Rasulullah ﷺ dan para sahabat selalu menyambung tali silaturahmi, terutama di hari raya. Namun, bedanya dengan sekarang: mereka tidak melakukannya sekadar formalitas atau karena "tradisi tahunan".

Kisah Salman Al-Farisi dan Abu Darda’:

Suatu hari, Salman Al-Farisi dan Abu Darda’ berselisih paham. Ketika Idulfitri tiba, Salman datang ke rumah Abu Darda’ dan berkata, "Aku datang bukan hanya karena hari raya, tapi karena aku ingin membersihkan hati ini sebelum kita berjumpa di hadapan Allah." Mereka pun berpelukan dan saling memaafkan.

Tips Meneladani Mereka:

✔ Jangan hanya kirim pesan broadcast !Datangi atau telepon langsung orang yang ingin kita minta maaf.

✔ Utamakan keluarga terdekat sebelum bersilaturahmi ke tetangga atau teman.

Bergembira Tanpa Melanggar Syariat

Generasi awal Islam pandai bergembira tanpa melampaui batas. Mereka tidak menghabiskan uang untuk kembang api atau pesta mewah. Kegembiraan mereka sederhana:

✅ Shalat Id berjamaah sebagai bentuk syukur.
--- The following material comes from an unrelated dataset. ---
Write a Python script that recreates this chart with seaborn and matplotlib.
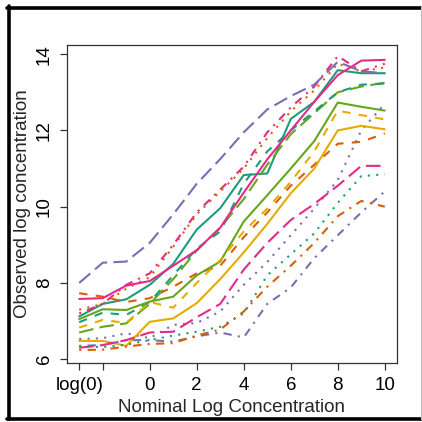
import matplotlib
matplotlib.use("Agg")
import matplotlib.pyplot as plt
from matplotlib.lines import Line2D
import pandas as pd
import seaborn as sns

# nominal log concentration (log(0) drawn at -3)
nominal = [-3, -2, -1, 0, 1, 2, 3, 4, 5, 6, 7, 8, 9, 10]

# observed log concentration, one series per spike-in (matplot order)
s01 = [7.12, 7.45, 7.57, 7.95, 8.50, 9.40, 9.96, 10.83, 10.87, 12.30, 12.75, 13.58, 13.50, 13.50]
s02 = [7.73, 7.64, 7.50, 7.60, 7.90, 8.25, 8.45, 9.20, 9.85, 10.55, 11.10, 11.65, 11.70, 11.92]
s03 = [6.53, 6.55, 6.68, 6.55, 6.90, 6.95, 7.25, 7.95, 8.55, 9.25, 9.95, 10.70, 12.00, 12.70]
s04 = [7.20, 7.45, 7.95, 8.25, 9.00, 9.85, 10.45, 11.05, 11.95, 12.60, 13.15, 13.95, 13.55, 13.75]
s05 = [6.70, 6.85, 6.94, 7.45, 8.10, 8.85, 9.45, 10.20, 11.10, 11.90, 12.45, 13.00, 13.15, 13.25]
s06 = [6.48, 6.48, 6.35, 6.98, 7.07, 7.47, 8.10, 8.80, 9.55, 10.35, 11.00, 12.00, 12.12, 12.03]
s07 = [6.97, 7.22, 7.16, 7.50, 8.20, 8.90, 9.35, 10.60, 11.45, 12.00, 12.50, 13.00, 13.20, 13.23]
s08 = [7.30, 7.45, 7.85, 8.15, 8.95, 9.80, 10.40, 11.00, 11.80, 12.50, 13.05, 13.75, 13.55, 13.65]
s09 = [6.35, 6.37, 6.50, 6.50, 6.46, 6.60, 6.70, 6.57, 7.45, 7.88, 8.65, 9.25, 9.85, 10.40]
s10 = [6.30, 6.37, 6.50, 6.70, 6.72, 7.10, 7.45, 8.35, 9.05, 9.65, 10.07, 10.55, 11.07, 11.07]
s11 = [7.05, 7.31, 7.29, 7.51, 7.64, 8.20, 8.56, 9.61, 10.30, 11.00, 11.72, 12.73, 12.62, 12.52]
s12 = [6.83, 7.03, 6.95, 7.50, 7.35, 8.00, 8.60, 9.35, 9.95, 10.65, 11.45, 12.52, 12.40, 12.29]
s13 = [6.33, 6.32, 6.38, 6.50, 6.62, 6.72, 6.85, 7.20, 8.20, 8.75, 9.30, 10.10, 10.80, 10.85]
s14 = [6.24, 6.25, 6.33, 6.40, 6.42, 6.62, 6.78, 7.25, 7.90, 8.45, 9.05, 9.75, 10.15, 10.00]
s15 = [8.00, 8.53, 8.56, 9.05, 9.80, 10.60, 11.25, 11.95, 12.55, 12.90, 13.20, 13.80, 13.55, 13.50]
s16 = [7.58, 7.60, 7.93, 8.05, 8.45, 8.86, 9.45, 10.37, 11.24, 12.00, 12.75, 13.45, 13.83, 13.85]
SERIES = [s01, s02, s03, s04, s05, s06, s07, s08, s09, s10, s11, s12, s13, s14, s15, s16]

x_ticks = [-3, -2, 0, 2, 4, 6, 8, 10]
x_tick_labels = ["log(0)", "", "0", "2", "4", "6", "8", "10"]
y_ticks = [6, 8, 10, 12, 14]

# Dark2 colours and R line types, cycled like matplot (6 colours, 5 ltys)
DARK2 = ["#1B9E77", "#D95F02", "#7570B3", "#E7298A", "#66A61E", "#E6AB02"]
LTYS = ["", (4, 4), (1, 3), (1, 3, 4, 3), (7, 3)]

names = [f"s{i + 1:02d}" for i in range(len(SERIES))]
df = pd.DataFrame({
    "nominal": nominal * len(SERIES),
    "observed": [v for s in SERIES for v in s],
    "series": [n for n in names for _ in nominal],
})
palette = {n: DARK2[i % 6] for i, n in enumerate(names)}
dashes = {n: LTYS[i % 5] for i, n in enumerate(names)}

sns.set_style("ticks")
plt.rcParams["font.family"] = ["Liberation Sans", "DejaVu Sans"]

fig = plt.figure(figsize=(4.22, 4.22), dpi=100)
ax = fig.add_axes([67 / 422, 59 / 422, 330 / 422, 318 / 422])

sns.lineplot(data=df, x="nominal", y="observed", hue="series", style="series",
             hue_order=names, style_order=names, palette=palette, dashes=dashes,
             estimator=None, sort=False, lw=1.5, legend=False, ax=ax)

ax.set_xlim(-3.52, 10.52)
ax.set_ylim(5.9, 14.24)
ax.set_xticks(x_ticks)
ax.set_xticklabels(x_tick_labels)
ax.set_yticks(y_ticks)
ax.set_yticklabels([str(t) for t in y_ticks], rotation=90, va="center")
ax.tick_params(axis="both", length=5, width=0.9, color="#333333", pad=5,
               labelsize=13.5, labelcolor="black")
for sp in ax.spines.values():
    sp.set_visible(True)
    sp.set_color("#333333")
    sp.set_linewidth(0.9)
ax.set_xlabel("Nominal Log Concentration", fontsize=13.5, labelpad=4)
ax.set_ylabel("Observed log concentration", fontsize=13.5, labelpad=4)

# outer frame of the original panel
fig.add_artist(Line2D([7 / 422, 1], [1 - 7.5 / 422] * 2, transform=fig.transFigure, color="black", lw=2.6))
fig.add_artist(Line2D([9 / 422] * 2, [3 / 422, 1 - 6 / 422], transform=fig.transFigure, color="black", lw=2.6))
fig.add_artist(Line2D([7 / 422, 1], [3 / 422] * 2, transform=fig.transFigure, color="black", lw=2.6))
fig.add_artist(Line2D([420.5 / 422] * 2, [3 / 422, 1 - 6 / 422], transform=fig.transFigure, color="#bbbbbb", lw=0.8))

fig.savefig("out.png", dpi=100)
✅ Makan bersama keluarga dengan hidangan halal dan sederhana.

✅ Membahagiakan anak-anak (Rasulullah ﷺ membiarkan Aisyah RA menonton permainan pedang di hari Id).

Kisah Bilal bin Rabah:

Bilal, seorang sahabat yang dulunya budak, selalu melantunkan adzan dengan suara merdu di hari Id. Suaranya yang indah membuat kaum muslimin terharu dan semakin khusyuk dalam beribadah.

Bandingkan dengan Zaman Sekarang:

- Banyak orang berhutang demi beli baju baru.

- Acara halal bihalal berubah jadi ajang pamer harta.

- Malam takbiran diisi konser musik, bukan dzikir.

Idulfitri seharusnya menjadi momentum memperbaiki diri, bukan sekadar seremonial. Dengan meneladani Rasulullah ﷺ dan para sahabat, kita bisa merayakannya dengan cara yang lebih bermakna dan diridhai Allah.

Mari kita renungkan:

- Sudahkah zakat fitrah kita sampai ke yang berhak?

- Apakah permintaan maaf kita tulus dari hati?

- Apakah kegembiraan kita masih dalam koridor syariat?

Semoga Idulfitri tahun ini tidak hanya meninggalkan kenangan, tapi juga meningkatkan ketakwaan kita. Selamat merayakan hari kemenangan dengan cara yang dicintai Rasulullah ﷺ!